SOURCE EXCERPT:
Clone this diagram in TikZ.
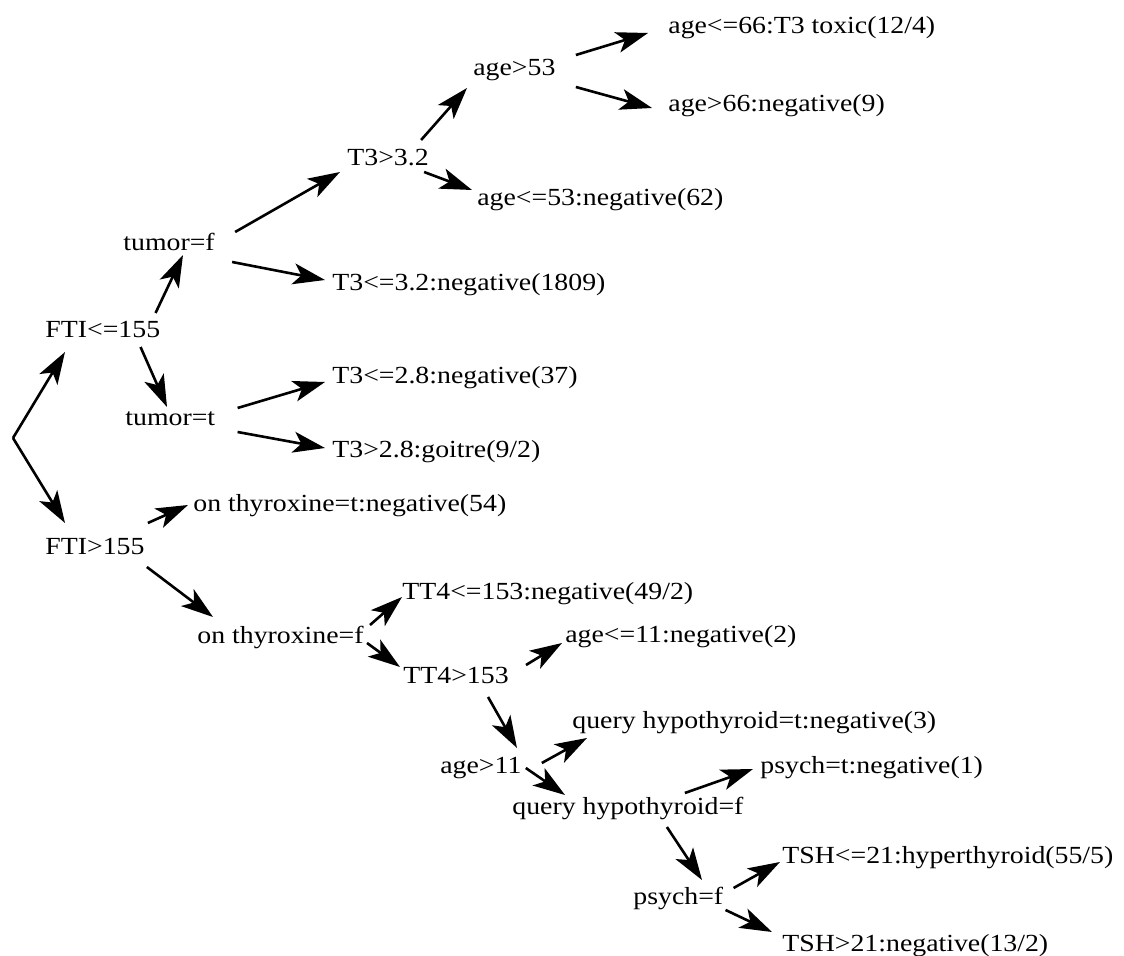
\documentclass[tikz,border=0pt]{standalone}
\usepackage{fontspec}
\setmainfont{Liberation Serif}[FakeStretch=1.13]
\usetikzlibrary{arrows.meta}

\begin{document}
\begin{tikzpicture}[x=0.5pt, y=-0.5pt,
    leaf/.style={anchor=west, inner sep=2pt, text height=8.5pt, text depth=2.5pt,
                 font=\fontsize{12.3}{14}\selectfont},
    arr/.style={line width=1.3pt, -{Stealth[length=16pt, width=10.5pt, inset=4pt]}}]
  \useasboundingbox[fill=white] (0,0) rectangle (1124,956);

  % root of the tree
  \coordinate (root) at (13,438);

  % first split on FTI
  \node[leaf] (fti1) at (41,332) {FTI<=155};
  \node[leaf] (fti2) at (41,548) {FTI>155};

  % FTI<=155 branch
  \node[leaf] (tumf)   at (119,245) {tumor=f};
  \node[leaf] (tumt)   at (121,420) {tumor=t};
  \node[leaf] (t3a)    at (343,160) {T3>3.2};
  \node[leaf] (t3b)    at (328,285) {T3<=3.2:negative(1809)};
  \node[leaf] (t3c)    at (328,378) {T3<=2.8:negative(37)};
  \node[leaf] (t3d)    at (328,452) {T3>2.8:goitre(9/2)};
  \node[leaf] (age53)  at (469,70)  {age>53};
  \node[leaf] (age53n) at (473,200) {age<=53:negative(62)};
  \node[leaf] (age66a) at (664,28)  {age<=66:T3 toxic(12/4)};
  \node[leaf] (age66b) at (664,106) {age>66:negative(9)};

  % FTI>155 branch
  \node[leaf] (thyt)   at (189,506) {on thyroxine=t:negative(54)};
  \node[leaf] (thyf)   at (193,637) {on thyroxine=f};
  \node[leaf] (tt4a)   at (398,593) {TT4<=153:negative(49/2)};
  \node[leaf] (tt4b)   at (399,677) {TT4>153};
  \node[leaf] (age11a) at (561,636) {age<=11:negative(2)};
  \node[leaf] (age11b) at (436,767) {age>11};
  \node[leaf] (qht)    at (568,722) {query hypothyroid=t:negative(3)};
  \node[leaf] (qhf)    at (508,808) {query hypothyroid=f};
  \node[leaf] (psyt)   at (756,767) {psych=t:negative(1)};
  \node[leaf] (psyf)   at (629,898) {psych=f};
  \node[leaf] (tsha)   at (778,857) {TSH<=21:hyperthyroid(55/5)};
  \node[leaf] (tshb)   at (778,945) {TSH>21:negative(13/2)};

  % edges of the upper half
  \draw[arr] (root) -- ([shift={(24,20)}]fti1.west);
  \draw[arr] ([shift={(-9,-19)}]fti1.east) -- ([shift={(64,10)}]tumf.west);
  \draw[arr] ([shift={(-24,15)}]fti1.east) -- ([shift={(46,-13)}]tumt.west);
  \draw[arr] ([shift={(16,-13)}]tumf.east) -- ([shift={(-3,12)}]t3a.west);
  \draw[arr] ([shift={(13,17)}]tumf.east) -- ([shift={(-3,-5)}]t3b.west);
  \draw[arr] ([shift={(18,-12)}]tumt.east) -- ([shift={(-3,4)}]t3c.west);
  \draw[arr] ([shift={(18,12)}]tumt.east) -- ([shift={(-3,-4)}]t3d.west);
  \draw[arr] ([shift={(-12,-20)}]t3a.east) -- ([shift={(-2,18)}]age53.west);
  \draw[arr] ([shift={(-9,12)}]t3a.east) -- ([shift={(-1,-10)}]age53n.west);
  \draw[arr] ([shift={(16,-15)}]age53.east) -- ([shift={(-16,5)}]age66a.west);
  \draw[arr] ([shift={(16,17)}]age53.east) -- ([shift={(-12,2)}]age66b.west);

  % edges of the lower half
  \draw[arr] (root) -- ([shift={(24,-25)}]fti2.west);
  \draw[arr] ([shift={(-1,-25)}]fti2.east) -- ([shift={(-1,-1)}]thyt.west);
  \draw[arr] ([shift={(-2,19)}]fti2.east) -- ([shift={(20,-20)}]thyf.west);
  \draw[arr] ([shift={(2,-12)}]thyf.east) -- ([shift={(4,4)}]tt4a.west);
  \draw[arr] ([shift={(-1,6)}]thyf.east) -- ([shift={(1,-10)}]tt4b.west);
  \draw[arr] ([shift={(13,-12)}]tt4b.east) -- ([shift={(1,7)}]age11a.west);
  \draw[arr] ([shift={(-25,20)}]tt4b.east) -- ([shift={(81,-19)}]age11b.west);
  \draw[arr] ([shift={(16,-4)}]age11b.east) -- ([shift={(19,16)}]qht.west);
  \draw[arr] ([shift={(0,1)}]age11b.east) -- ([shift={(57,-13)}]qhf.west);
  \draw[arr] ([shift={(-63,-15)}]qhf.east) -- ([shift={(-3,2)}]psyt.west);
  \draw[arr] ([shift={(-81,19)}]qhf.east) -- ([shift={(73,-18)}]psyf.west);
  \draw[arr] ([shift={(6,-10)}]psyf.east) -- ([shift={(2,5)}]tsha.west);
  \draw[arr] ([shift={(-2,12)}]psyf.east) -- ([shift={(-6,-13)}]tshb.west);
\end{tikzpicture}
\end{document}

SET PROBLEM: Reproduce the material word for word, minus the images.

ANSWER FOR THE TASK:
Clone this diagram in TikZ.
\documentclass[tikz,border=0pt]{standalone}
\usepackage{fontspec}
\setmainfont{Liberation Serif}[FakeStretch=1.13]
\usetikzlibrary{arrows.meta}

\begin{document}
\begin{tikzpicture}[x=0.5pt, y=-0.5pt,
    leaf/.style={anchor=west, inner sep=2pt, text height=8.5pt, text depth=2.5pt,
                 font=\fontsize{12.3}{14}\selectfont},
    arr/.style={line width=1.3pt, -{Stealth[length=16pt, width=10.5pt, inset=4pt]}}]
  \useasboundingbox[fill=white] (0,0) rectangle (1124,956);

  % root of the tree
  \coordinate (root) at (13,438);

  % first split on FTI
  \node[leaf] (fti1) at (41,332) {FTI<=155};
  \node[leaf] (fti2) at (41,548) {FTI>155};

  % FTI<=155 branch
  \node[leaf] (tumf)   at (119,245) {tumor=f};
  \node[leaf] (tumt)   at (121,420) {tumor=t};
  \node[leaf] (t3a)    at (343,160) {T3>3.2};
  \node[leaf] (t3b)    at (328,285) {T3<=3.2:negative(1809)};
  \node[leaf] (t3c)    at (328,378) {T3<=2.8:negative(37)};
  \node[leaf] (t3d)    at (328,452) {T3>2.8:goitre(9/2)};
  \node[leaf] (age53)  at (469,70)  {age>53};
  \node[leaf] (age53n) at (473,200) {age<=53:negative(62)};
  \node[leaf] (age66a) at (664,28)  {age<=66:T3 toxic(12/4)};
  \node[leaf] (age66b) at (664,106) {age>66:negative(9)};

  % FTI>155 branch
  \node[leaf] (thyt)   at (189,506) {on thyroxine=t:negative(54)};
  \node[leaf] (thyf)   at (193,637) {on thyroxine=f};
  \node[leaf] (tt4a)   at (398,593) {TT4<=153:negative(49/2)};
  \node[leaf] (tt4b)   at (399,677) {TT4>153};
  \node[leaf] (age11a) at (561,636) {age<=11:negative(2)};
  \node[leaf] (age11b) at (436,767) {age>11};
  \node[leaf] (qht)    at (568,722) {query hypothyroid=t:negative(3)};
  \node[leaf] (qhf)    at (508,808) {query hypothyroid=f};
  \node[leaf] (psyt)   at (756,767) {psych=t:negative(1)};
  \node[leaf] (psyf)   at (629,898) {psych=f};
  \node[leaf] (tsha)   at (778,857) {TSH<=21:hyperthyroid(55/5)};
  \node[leaf] (tshb)   at (778,945) {TSH>21:negative(13/2)};

  % edges of the upper half
  \draw[arr] (root) -- ([shift={(24,20)}]fti1.west);
  \draw[arr] ([shift={(-9,-19)}]fti1.east) -- ([shift={(64,10)}]tumf.west);
  \draw[arr] ([shift={(-24,15)}]fti1.east) -- ([shift={(46,-13)}]tumt.west);
  \draw[arr] ([shift={(16,-13)}]tumf.east) -- ([shift={(-3,12)}]t3a.west);
  \draw[arr] ([shift={(13,17)}]tumf.east) -- ([shift={(-3,-5)}]t3b.west);
  \draw[arr] ([shift={(18,-12)}]tumt.east) -- ([shift={(-3,4)}]t3c.west);
  \draw[arr] ([shift={(18,12)}]tumt.east) -- ([shift={(-3,-4)}]t3d.west);
  \draw[arr] ([shift={(-12,-20)}]t3a.east) -- ([shift={(-2,18)}]age53.west);
  \draw[arr] ([shift={(-9,12)}]t3a.east) -- ([shift={(-1,-10)}]age53n.west);
  \draw[arr] ([shift={(16,-15)}]age53.east) -- ([shift={(-16,5)}]age66a.west);
  \draw[arr] ([shift={(16,17)}]age53.east) -- ([shift={(-12,2)}]age66b.west);

  % edges of the lower half
  \draw[arr] (root) -- ([shift={(24,-25)}]fti2.west);
  \draw[arr] ([shift={(-1,-25)}]fti2.east) -- ([shift={(-1,-1)}]thyt.west);
  \draw[arr] ([shift={(-2,19)}]fti2.east) -- ([shift={(20,-20)}]thyf.west);
  \draw[arr] ([shift={(2,-12)}]thyf.east) -- ([shift={(4,4)}]tt4a.west);
  \draw[arr] ([shift={(-1,6)}]thyf.east) -- ([shift={(1,-10)}]tt4b.west);
  \draw[arr] ([shift={(13,-12)}]tt4b.east) -- ([shift={(1,7)}]age11a.west);
  \draw[arr] ([shift={(-25,20)}]tt4b.east) -- ([shift={(81,-19)}]age11b.west);
  \draw[arr] ([shift={(16,-4)}]age11b.east) -- ([shift={(19,16)}]qht.west);
  \draw[arr] ([shift={(0,1)}]age11b.east) -- ([shift={(57,-13)}]qhf.west);
  \draw[arr] ([shift={(-63,-15)}]qhf.east) -- ([shift={(-3,2)}]psyt.west);
  \draw[arr] ([shift={(-81,19)}]qhf.east) -- ([shift={(73,-18)}]psyf.west);
  \draw[arr] ([shift={(6,-10)}]psyf.east) -- ([shift={(2,5)}]tsha.west);
  \draw[arr] ([shift={(-2,12)}]psyf.east) -- ([shift={(-6,-13)}]tshb.west);
\end{tikzpicture}
\end{document}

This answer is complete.